----- ENTRIES SHOWN
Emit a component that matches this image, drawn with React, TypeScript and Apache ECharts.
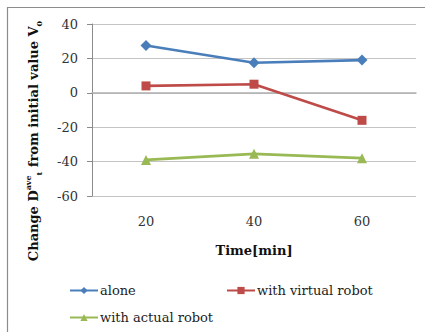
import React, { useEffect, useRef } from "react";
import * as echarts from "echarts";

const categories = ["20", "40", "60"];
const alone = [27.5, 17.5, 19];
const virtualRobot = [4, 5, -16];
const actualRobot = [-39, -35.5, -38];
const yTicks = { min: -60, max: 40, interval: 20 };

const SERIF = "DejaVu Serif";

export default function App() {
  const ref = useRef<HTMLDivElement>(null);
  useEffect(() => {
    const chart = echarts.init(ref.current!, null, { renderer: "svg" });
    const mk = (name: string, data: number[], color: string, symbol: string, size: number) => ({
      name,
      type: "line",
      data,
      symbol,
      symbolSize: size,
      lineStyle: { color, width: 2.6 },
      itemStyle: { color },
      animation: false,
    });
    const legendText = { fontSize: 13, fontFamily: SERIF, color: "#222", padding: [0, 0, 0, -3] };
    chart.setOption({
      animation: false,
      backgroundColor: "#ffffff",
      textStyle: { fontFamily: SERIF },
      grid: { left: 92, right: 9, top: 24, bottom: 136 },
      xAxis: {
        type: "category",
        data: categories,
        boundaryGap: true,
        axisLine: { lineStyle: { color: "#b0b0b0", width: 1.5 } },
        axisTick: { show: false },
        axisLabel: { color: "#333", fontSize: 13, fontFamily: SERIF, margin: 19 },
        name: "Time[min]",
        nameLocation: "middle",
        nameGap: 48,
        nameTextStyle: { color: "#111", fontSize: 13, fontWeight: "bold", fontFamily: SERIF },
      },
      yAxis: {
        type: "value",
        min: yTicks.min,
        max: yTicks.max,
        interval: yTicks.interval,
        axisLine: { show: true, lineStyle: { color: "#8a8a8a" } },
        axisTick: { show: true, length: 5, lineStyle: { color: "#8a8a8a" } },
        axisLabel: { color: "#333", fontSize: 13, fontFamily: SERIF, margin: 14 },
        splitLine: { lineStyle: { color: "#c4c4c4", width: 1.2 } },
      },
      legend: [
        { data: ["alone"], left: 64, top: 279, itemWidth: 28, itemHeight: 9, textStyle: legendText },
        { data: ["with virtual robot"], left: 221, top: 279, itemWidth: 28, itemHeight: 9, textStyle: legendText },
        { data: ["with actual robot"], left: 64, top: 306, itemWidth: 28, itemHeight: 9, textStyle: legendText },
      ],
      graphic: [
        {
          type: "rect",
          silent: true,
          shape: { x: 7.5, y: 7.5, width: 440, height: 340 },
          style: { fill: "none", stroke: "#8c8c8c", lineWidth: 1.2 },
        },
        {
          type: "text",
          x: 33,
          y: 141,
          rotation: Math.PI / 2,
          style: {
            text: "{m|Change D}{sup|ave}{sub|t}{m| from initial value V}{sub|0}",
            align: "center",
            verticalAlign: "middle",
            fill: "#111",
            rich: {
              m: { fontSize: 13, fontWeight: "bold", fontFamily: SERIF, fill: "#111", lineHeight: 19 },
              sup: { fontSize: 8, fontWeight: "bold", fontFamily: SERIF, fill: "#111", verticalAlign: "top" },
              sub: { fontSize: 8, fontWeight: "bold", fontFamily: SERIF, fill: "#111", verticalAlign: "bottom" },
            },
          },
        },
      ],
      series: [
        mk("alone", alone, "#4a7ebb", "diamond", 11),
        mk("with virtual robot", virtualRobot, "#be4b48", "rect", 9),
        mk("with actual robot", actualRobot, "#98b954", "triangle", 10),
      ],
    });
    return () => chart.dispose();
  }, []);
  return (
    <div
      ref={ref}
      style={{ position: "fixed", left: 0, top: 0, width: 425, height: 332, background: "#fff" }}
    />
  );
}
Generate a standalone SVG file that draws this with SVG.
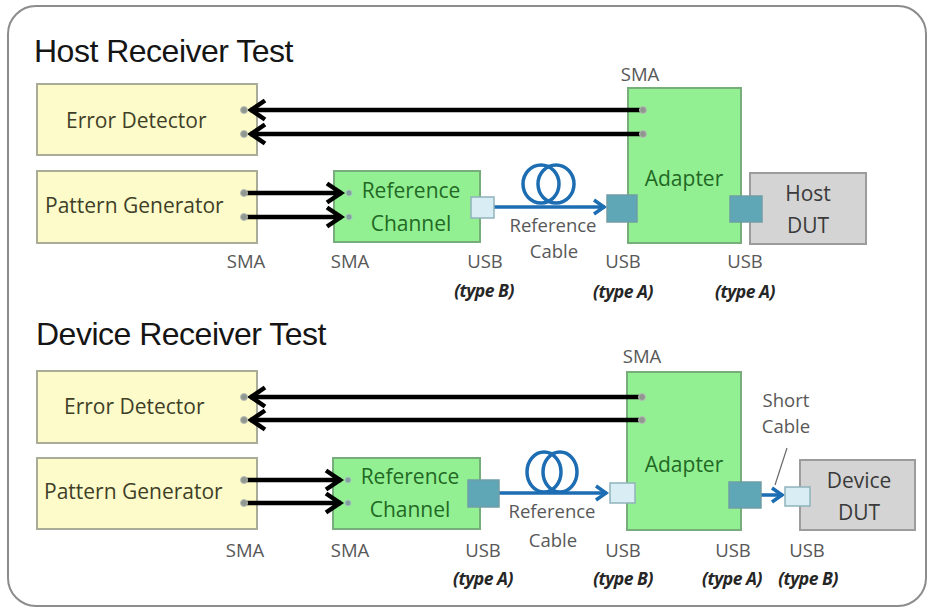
----------
PROBLEM TO SOLVE: Reproduce every line of the material precisely, omitting its pictures.

CORRECT RESPONSE:
Emit a component that matches this image, drawn with React, TypeScript and Apache ECharts.
import React, { useEffect, useRef } from "react";
import * as echarts from "echarts";

const categories = ["20", "40", "60"];
const alone = [27.5, 17.5, 19];
const virtualRobot = [4, 5, -16];
const actualRobot = [-39, -35.5, -38];
const yTicks = { min: -60, max: 40, interval: 20 };

const SERIF = "DejaVu Serif";

export default function App() {
  const ref = useRef<HTMLDivElement>(null);
  useEffect(() => {
    const chart = echarts.init(ref.current!, null, { renderer: "svg" });
    const mk = (name: string, data: number[], color: string, symbol: string, size: number) => ({
      name,
      type: "line",
      data,
      symbol,
      symbolSize: size,
      lineStyle: { color, width: 2.6 },
      itemStyle: { color },
      animation: false,
    });
    const legendText = { fontSize: 13, fontFamily: SERIF, color: "#222", padding: [0, 0, 0, -3] };
    chart.setOption({
      animation: false,
      backgroundColor: "#ffffff",
      textStyle: { fontFamily: SERIF },
      grid: { left: 92, right: 9, top: 24, bottom: 136 },
      xAxis: {
        type: "category",
        data: categories,
        boundaryGap: true,
        axisLine: { lineStyle: { color: "#b0b0b0", width: 1.5 } },
        axisTick: { show: false },
        axisLabel: { color: "#333", fontSize: 13, fontFamily: SERIF, margin: 19 },
        name: "Time[min]",
        nameLocation: "middle",
        nameGap: 48,
        nameTextStyle: { color: "#111", fontSize: 13, fontWeight: "bold", fontFamily: SERIF },
      },
      yAxis: {
        type: "value",
        min: yTicks.min,
        max: yTicks.max,
        interval: yTicks.interval,
        axisLine: { show: true, lineStyle: { color: "#8a8a8a" } },
        axisTick: { show: true, length: 5, lineStyle: { color: "#8a8a8a" } },
        axisLabel: { color: "#333", fontSize: 13, fontFamily: SERIF, margin: 14 },
        splitLine: { lineStyle: { color: "#c4c4c4", width: 1.2 } },
      },
      legend: [
        { data: ["alone"], left: 64, top: 279, itemWidth: 28, itemHeight: 9, textStyle: legendText },
        { data: ["with virtual robot"], left: 221, top: 279, itemWidth: 28, itemHeight: 9, textStyle: legendText },
        { data: ["with actual robot"], left: 64, top: 306, itemWidth: 28, itemHeight: 9, textStyle: legendText },
      ],
      graphic: [
        {
          type: "rect",
          silent: true,
          shape: { x: 7.5, y: 7.5, width: 440, height: 340 },
          style: { fill: "none", stroke: "#8c8c8c", lineWidth: 1.2 },
        },
        {
          type: "text",
          x: 33,
          y: 141,
          rotation: Math.PI / 2,
          style: {
            text: "{m|Change D}{sup|ave}{sub|t}{m| from initial value V}{sub|0}",
            align: "center",
            verticalAlign: "middle",
            fill: "#111",
            rich: {
              m: { fontSize: 13, fontWeight: "bold", fontFamily: SERIF, fill: "#111", lineHeight: 19 },
              sup: { fontSize: 8, fontWeight: "bold", fontFamily: SERIF, fill: "#111", verticalAlign: "top" },
              sub: { fontSize: 8, fontWeight: "bold", fontFamily: SERIF, fill: "#111", verticalAlign: "bottom" },
            },
          },
        },
      ],
      series: [
        mk("alone", alone, "#4a7ebb", "diamond", 11),
        mk("with virtual robot", virtualRobot, "#be4b48", "rect", 9),
        mk("with actual robot", actualRobot, "#98b954", "triangle", 10),
      ],
    });
    return () => chart.dispose();
  }, []);
  return (
    <div
      ref={ref}
      style={{ position: "fixed", left: 0, top: 0, width: 425, height: 332, background: "#fff" }}
    />
  );
}
Generate a standalone SVG file that draws this with SVG.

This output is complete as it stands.